• [Data to use]
* begin *

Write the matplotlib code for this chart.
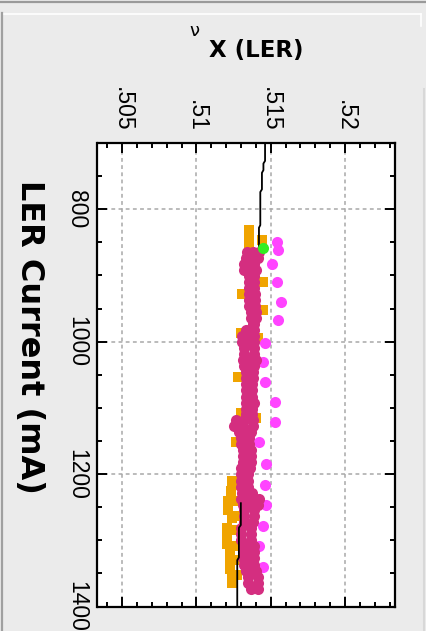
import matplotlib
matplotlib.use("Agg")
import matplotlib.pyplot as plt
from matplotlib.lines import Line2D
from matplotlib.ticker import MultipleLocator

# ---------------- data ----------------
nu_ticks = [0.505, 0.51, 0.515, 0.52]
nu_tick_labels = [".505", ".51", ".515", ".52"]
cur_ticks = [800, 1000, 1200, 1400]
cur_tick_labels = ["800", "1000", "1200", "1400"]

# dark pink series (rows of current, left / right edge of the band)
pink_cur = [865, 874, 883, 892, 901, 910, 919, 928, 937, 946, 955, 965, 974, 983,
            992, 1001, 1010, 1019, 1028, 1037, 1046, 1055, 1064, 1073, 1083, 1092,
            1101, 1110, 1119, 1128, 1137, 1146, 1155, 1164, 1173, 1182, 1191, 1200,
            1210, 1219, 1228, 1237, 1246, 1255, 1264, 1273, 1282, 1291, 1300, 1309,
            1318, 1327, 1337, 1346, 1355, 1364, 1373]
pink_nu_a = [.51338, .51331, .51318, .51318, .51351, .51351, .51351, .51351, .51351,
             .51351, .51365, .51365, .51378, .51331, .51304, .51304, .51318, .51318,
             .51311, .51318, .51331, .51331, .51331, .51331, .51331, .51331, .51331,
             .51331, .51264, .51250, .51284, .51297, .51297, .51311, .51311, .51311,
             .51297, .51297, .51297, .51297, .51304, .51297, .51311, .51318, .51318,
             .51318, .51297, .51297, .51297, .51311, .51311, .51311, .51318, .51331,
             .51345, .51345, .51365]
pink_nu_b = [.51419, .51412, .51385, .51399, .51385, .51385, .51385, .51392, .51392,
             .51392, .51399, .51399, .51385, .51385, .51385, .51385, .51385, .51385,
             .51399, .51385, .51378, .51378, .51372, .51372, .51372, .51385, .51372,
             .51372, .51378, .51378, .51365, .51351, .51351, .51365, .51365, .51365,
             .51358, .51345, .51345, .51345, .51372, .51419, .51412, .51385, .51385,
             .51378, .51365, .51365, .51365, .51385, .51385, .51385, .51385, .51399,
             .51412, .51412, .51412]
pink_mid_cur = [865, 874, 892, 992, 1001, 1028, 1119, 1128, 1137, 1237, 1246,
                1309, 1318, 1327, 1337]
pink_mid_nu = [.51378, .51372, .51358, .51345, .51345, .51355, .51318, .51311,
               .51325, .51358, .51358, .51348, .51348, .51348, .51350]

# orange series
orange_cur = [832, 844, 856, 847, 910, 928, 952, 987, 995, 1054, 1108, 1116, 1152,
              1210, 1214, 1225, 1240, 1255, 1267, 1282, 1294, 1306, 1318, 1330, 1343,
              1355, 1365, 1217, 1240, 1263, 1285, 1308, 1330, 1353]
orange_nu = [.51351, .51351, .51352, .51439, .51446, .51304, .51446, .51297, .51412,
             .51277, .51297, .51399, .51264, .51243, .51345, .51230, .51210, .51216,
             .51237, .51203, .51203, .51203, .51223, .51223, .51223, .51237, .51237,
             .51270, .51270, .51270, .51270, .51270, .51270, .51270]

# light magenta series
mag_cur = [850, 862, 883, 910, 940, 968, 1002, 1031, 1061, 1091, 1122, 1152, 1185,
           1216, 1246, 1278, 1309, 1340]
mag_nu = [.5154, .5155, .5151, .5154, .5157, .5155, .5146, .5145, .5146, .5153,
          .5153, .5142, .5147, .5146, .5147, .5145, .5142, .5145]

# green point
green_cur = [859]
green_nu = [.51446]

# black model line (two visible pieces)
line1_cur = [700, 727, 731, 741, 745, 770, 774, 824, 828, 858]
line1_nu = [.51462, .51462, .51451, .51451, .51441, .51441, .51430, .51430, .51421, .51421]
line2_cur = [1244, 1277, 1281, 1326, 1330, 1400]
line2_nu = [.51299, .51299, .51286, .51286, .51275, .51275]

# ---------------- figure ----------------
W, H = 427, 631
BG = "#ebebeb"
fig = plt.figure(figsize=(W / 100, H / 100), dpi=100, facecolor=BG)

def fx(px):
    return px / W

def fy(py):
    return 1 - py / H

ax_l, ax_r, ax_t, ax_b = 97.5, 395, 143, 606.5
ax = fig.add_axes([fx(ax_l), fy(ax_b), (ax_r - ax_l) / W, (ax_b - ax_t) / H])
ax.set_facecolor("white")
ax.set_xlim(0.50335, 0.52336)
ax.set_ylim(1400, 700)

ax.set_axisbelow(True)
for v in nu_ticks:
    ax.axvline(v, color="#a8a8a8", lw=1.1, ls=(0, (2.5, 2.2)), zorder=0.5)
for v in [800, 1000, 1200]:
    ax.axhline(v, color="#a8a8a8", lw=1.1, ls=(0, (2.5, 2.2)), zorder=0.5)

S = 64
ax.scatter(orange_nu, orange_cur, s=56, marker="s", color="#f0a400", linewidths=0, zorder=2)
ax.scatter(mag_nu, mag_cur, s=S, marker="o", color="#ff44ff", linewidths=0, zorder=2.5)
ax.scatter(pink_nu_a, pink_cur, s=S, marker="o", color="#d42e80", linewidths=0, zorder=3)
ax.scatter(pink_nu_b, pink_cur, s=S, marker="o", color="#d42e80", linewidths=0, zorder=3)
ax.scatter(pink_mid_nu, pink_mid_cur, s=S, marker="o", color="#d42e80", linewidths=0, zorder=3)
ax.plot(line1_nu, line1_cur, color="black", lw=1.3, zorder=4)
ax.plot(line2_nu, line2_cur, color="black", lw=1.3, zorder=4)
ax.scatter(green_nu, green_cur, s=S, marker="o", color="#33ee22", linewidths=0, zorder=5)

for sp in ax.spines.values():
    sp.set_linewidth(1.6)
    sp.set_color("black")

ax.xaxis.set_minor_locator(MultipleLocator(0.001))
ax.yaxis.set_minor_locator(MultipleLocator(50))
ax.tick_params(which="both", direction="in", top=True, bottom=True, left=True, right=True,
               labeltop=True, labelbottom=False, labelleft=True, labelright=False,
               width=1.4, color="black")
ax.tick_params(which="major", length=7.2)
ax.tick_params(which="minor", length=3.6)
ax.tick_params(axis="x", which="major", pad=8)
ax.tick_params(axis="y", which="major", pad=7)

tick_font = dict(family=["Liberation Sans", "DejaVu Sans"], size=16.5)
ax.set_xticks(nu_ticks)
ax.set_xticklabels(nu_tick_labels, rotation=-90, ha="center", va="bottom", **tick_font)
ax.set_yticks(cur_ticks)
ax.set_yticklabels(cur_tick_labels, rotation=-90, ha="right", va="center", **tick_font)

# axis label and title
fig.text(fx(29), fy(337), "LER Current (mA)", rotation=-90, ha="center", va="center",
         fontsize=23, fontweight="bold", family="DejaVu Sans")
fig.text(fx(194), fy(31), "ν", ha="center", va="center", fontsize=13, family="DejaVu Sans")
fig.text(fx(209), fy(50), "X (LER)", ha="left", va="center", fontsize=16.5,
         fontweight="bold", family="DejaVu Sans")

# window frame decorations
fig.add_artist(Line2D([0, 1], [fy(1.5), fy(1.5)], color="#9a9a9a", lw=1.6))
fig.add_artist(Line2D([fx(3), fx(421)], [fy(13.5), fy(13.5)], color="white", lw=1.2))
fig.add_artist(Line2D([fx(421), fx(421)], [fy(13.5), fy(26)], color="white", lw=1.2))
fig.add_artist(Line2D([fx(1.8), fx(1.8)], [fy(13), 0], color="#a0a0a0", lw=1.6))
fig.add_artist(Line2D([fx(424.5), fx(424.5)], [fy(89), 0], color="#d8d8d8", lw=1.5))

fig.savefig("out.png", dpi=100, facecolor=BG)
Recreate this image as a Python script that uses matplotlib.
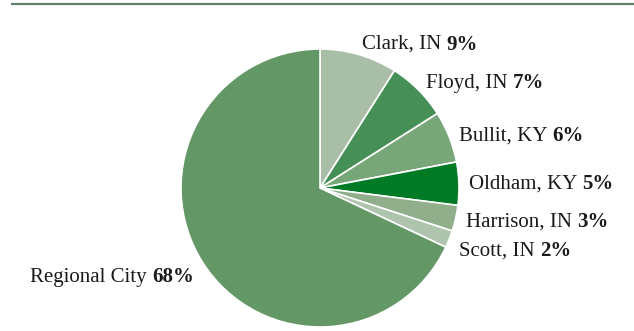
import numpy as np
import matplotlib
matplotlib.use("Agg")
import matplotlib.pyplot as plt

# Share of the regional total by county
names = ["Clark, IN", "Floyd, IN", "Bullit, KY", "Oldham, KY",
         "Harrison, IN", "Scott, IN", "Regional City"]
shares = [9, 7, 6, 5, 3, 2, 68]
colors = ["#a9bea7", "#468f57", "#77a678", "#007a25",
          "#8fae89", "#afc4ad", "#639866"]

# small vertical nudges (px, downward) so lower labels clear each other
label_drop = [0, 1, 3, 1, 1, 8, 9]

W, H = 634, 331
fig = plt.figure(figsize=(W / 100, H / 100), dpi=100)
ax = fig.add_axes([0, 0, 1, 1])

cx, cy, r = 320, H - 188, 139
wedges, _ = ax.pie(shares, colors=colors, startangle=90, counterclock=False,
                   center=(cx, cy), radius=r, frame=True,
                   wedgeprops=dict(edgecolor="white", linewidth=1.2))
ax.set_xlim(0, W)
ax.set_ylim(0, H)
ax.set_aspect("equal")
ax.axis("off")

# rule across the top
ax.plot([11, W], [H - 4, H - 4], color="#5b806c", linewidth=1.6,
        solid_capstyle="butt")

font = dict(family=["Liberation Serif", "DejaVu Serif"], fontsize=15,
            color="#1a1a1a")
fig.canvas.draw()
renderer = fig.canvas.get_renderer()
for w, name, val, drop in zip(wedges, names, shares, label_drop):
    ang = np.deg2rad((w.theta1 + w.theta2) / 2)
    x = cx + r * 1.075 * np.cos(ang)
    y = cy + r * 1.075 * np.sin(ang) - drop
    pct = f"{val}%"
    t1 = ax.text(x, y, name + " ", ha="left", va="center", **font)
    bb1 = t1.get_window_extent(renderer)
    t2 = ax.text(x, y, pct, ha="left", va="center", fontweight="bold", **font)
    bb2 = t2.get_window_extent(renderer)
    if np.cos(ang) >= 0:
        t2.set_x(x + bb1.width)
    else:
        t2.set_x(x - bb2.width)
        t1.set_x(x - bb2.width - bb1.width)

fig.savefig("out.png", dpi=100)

* end *
* begin *

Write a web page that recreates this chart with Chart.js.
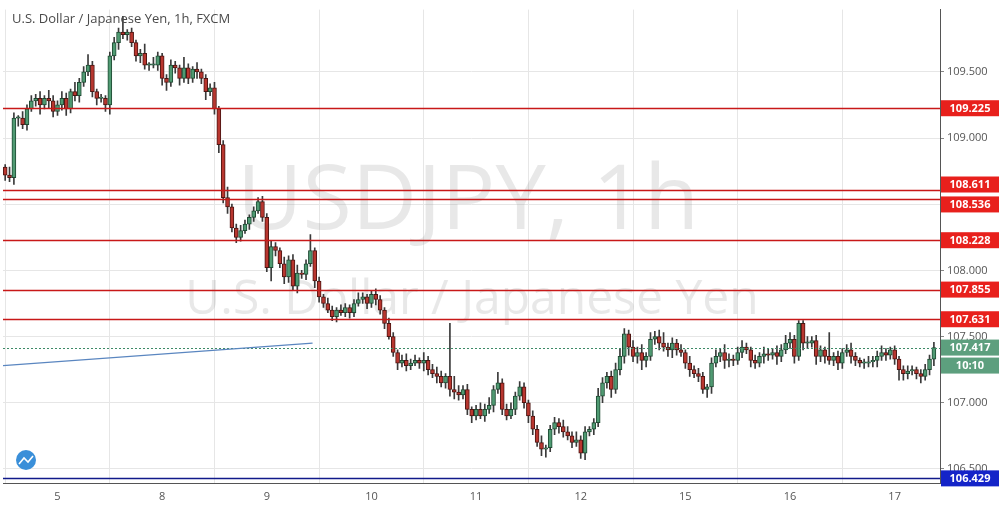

* end *

• [What the task requires]
Set down nothing but the lines from the one holding "Write the matplotlib code for this chart." through the one holding "from matplotlib.ticker import MultipleLocator", both included, exactly as they appear; any picture is left out.

• [The result]
Write the matplotlib code for this chart.
import matplotlib
matplotlib.use("Agg")
import matplotlib.pyplot as plt
from matplotlib.lines import Line2D
from matplotlib.ticker import MultipleLocator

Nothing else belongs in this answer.